Tuesday, April 12, 2005

Node Synchronization

Suppose you have many robots in an area or perhaps you have wireless sensors distributed in an environment. However, you would like to get them all synchronized so that they have the same time or that they do an action all simultaneously. How would you do this?

This is a problem of time and how to keep it across multiple locations on different computing resources. One solution is to just start all the nodes at the same time so they all have the same digital clock time. But this requires time-keeping hardware and the guarantee that nothing will ever happen to the nodes that will cause them to lose power temporarily or drift from their synchronized time. In fact, processors track time at different rates for a variety of different reasons, but this isn't important right now. The question is, what are ways you can synchronize these nodes?

Assuming you have the ability to communicate with your neighbors through a wireless communication, you can implement something called a pulse-coupled oscillator. This is essentially modeled after natural phenomena such as crickets, fireflies, and pacemaker cells. Each individual member in the population emits a periodic "cry" or "signal". In the case of crickets, its the screach. In the case of the firefly it's the photoluminescent flash of its torso. However, over time the periodic pulses of the individuals begin to synchronize over time by gradually adjusting their period to that of their neighbors. This allows you to synchronize the whole population without any notion of "global time" or a centralized time-keeper.

This phenomenon is very interesting and if you're interested in knowing how to implement it in a technological system, you can read this paper[1] on how they used it in coordinating the data transmission times in a wireless sensor network to conserve power.

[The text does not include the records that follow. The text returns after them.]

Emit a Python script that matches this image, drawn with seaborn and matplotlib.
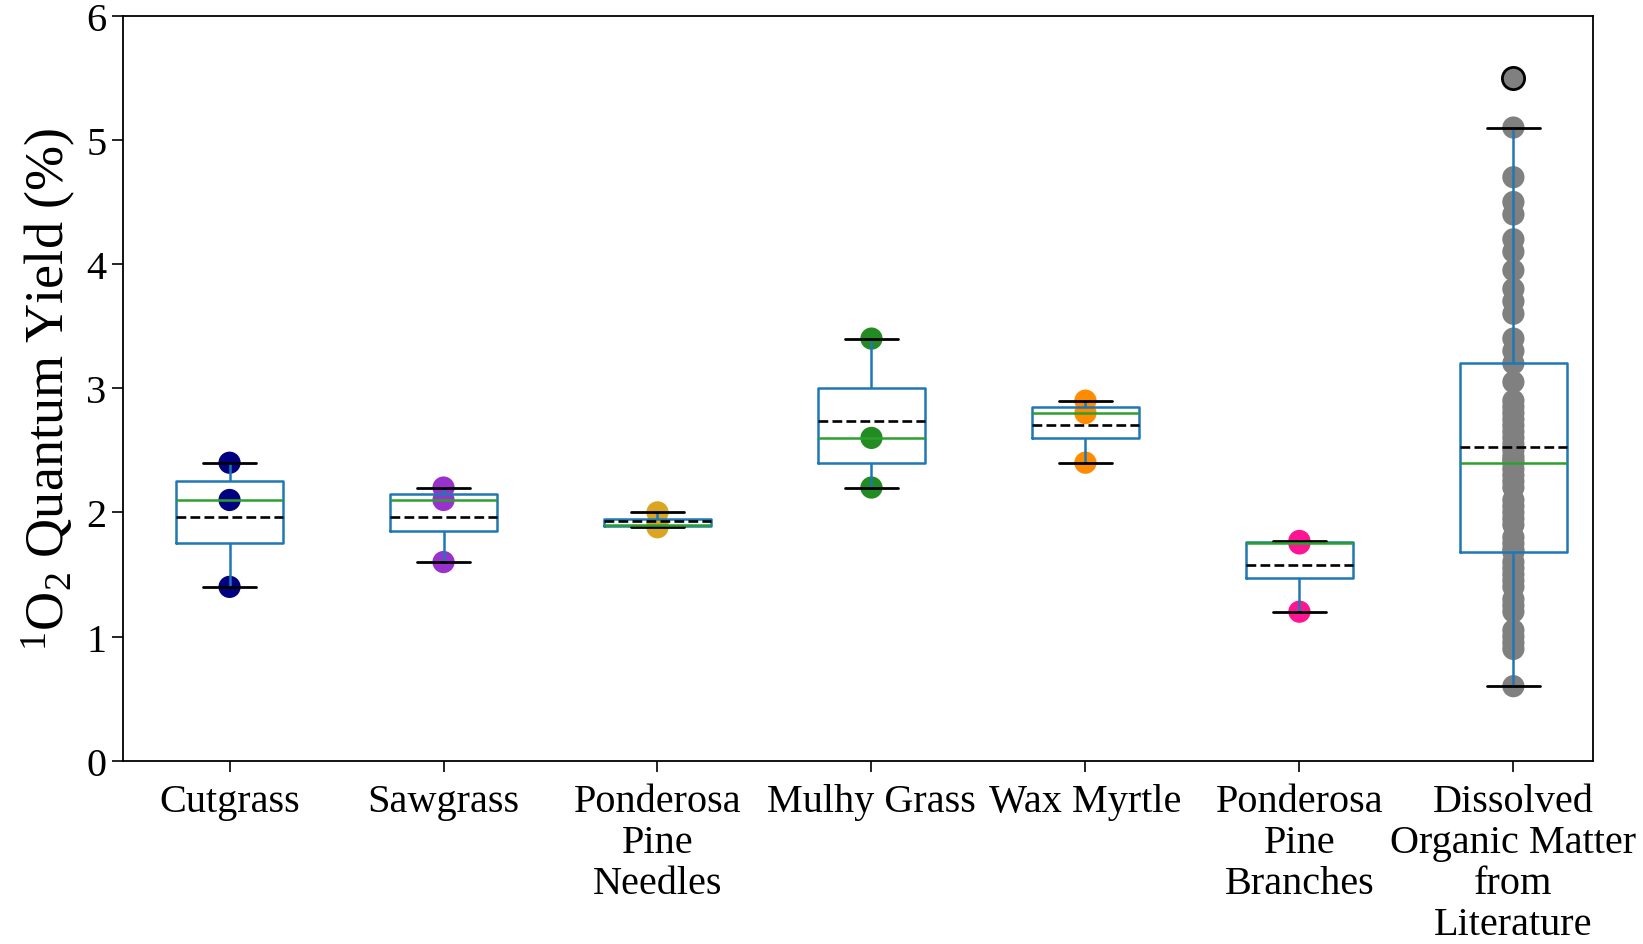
import numpy as np
import pandas as pd
import matplotlib
matplotlib.use("Agg")
import matplotlib.pyplot as plt
import seaborn as sns

categories = ["Cutgrass", "Sawgrass", "Ponderosa\nPine\nNeedles", "Mulhy Grass",
              "Wax Myrtle", "Ponderosa\nPine\nBranches",
              "Dissolved\nOrganic Matter\nfrom\nLiterature"]
cutgrass = [2.4, 2.1, 1.4]
sawgrass = [2.2, 2.1, 1.6]
pine_needles = [2.0, 1.9, 1.88]
mulhy_grass = [3.4, 2.6, 2.2]
wax_myrtle = [2.9, 2.8, 2.4]
pine_branches = [1.77, 1.75, 1.2]
dom_literature = [5.5, 5.1, 4.7, 4.5, 4.4, 4.2, 4.1, 3.95, 3.8, 3.7, 3.6, 3.4, 3.3,
                  3.2, 3.05, 2.9, 2.85, 2.8, 2.75, 2.7, 2.65, 2.6, 2.55, 2.5, 2.45, 2.42,
                  2.4, 2.35, 2.3, 2.25, 2.2, 2.1, 2.05, 2.0, 1.95, 1.9, 1.8, 1.75, 1.7,
                  1.68, 1.6, 1.55, 1.5, 1.45, 1.4, 1.3, 1.25, 1.2, 1.05, 1.0, 0.95, 0.9, 0.6]
point_colors = ["navy", "darkorchid", "goldenrod", "forestgreen", "darkorange",
                "deeppink", "gray"]

series = [cutgrass, sawgrass, pine_needles, mulhy_grass, wax_myrtle, pine_branches, dom_literature]
df = pd.DataFrame({
    "cat": np.concatenate([[c] * len(s) for c, s in zip(categories, series)]),
    "val": np.concatenate(series),
})

sns.set_style("ticks")
plt.rcParams["font.family"] = ["Liberation Serif", "DejaVu Serif"]
plt.rcParams["mathtext.fontset"] = "custom"
plt.rcParams["mathtext.rm"] = "Liberation Serif"
plt.rcParams["mathtext.it"] = "Liberation Serif:italic"
for k in ["text.color", "axes.labelcolor", "xtick.color", "ytick.color",
          "xtick.labelcolor", "ytick.labelcolor", "axes.edgecolor"]:
    plt.rcParams[k] = "black"

fig = plt.figure(figsize=(16.43, 9.45), dpi=100)
ax = fig.add_axes([0.0746, 0.194, 0.8947, 0.7882])

sns.stripplot(data=df, x="cat", y="val", hue="cat", order=categories, hue_order=categories,
              palette=point_colors, jitter=False, size=16, linewidth=0, legend=False,
              ax=ax, zorder=1)

sns.boxplot(data=df, x="cat", y="val", order=categories, fill=False, color="#1f77b4",
            width=0.5, whis=1.5, linewidth=1.8, ax=ax,
            showmeans=True, meanline=True,
            boxprops=dict(color="#1f77b4", linewidth=1.8),
            whiskerprops=dict(color="#1f77b4", linewidth=1.8),
            capprops=dict(color="black", linewidth=2.0),
            medianprops=dict(color="#2ca02c", linewidth=1.8),
            meanprops=dict(color="black", linestyle="--", linewidth=1.9),
            flierprops=dict(marker="o", markerfacecolor="gray", markeredgecolor="black",
                            markersize=16, markeredgewidth=2))

ax.set_xlim(-0.5, 6.37)
ax.set_ylim(0, 6)
ax.set_yticks([0, 1, 2, 3, 4, 5, 6])
ax.set_xlabel("")
ax.set_ylabel(r"$^{1}$O$_{2}$ Quantum Yield (%)", fontsize=39, labelpad=6, color="black")
ax.tick_params(axis="both", labelsize=29, length=8, width=1.2, color="black",
               labelcolor="black")
ax.tick_params(axis="x", pad=8)
for lbl in ax.get_xticklabels():
    lbl.set_linespacing(1.15)
for s in ax.spines.values():
    s.set_visible(True)
    s.set_linewidth(1.3)
    s.set_color("black")

fig.savefig("out.png", dpi=100)
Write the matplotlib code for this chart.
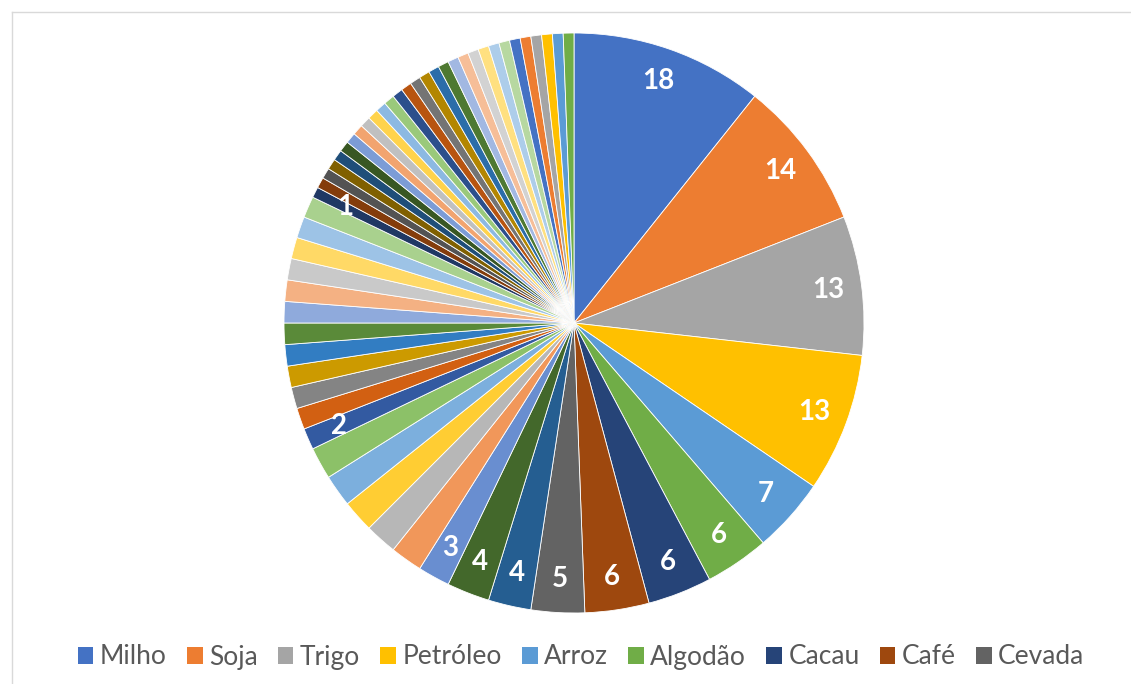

[1] Wakamiya, N., Murata, M., "Scalable and Robust Scheme for Data Fusion in Sensor Networks", Proceedings of the First International Workshop on Biologically Inspired Approaches to Advanced Information Technology, Lausanne, pp. 305-314, January 2004

Thursday, April 07, 2005

Robot Software

One of the difficulties of doing research on robotic platforms is the lack of available software to accomplish basic functions like obstacle avoidance, mapping, vision, etc. For those software components that are available, they only work in limited circumstances on certain platforms. This situation makes the prospect of doing your own original robotics application an especially daunting task because you will have to re-write a lot of software to accomplish basic functions-- in effect, re-inventing the wheel.

The study of Robot Software Architectures seeks to alleviate the numerous problems encountered by novice robot programmers by providing easy and simple frameworks in which to test applications and re-utilize old software written by other groups for possibly different robot platforms.

MARIE is a project that seeks to unify and integrate all the various disparate software packages and testing suites. This would allow a person to rapidly develop and test software using tools that were not designed to work together.

Player is an abstracted device interface to various robotics research platforms. This allows you to run your programs on the real robot as well as on the two simulation environments, Stage and Gazebo.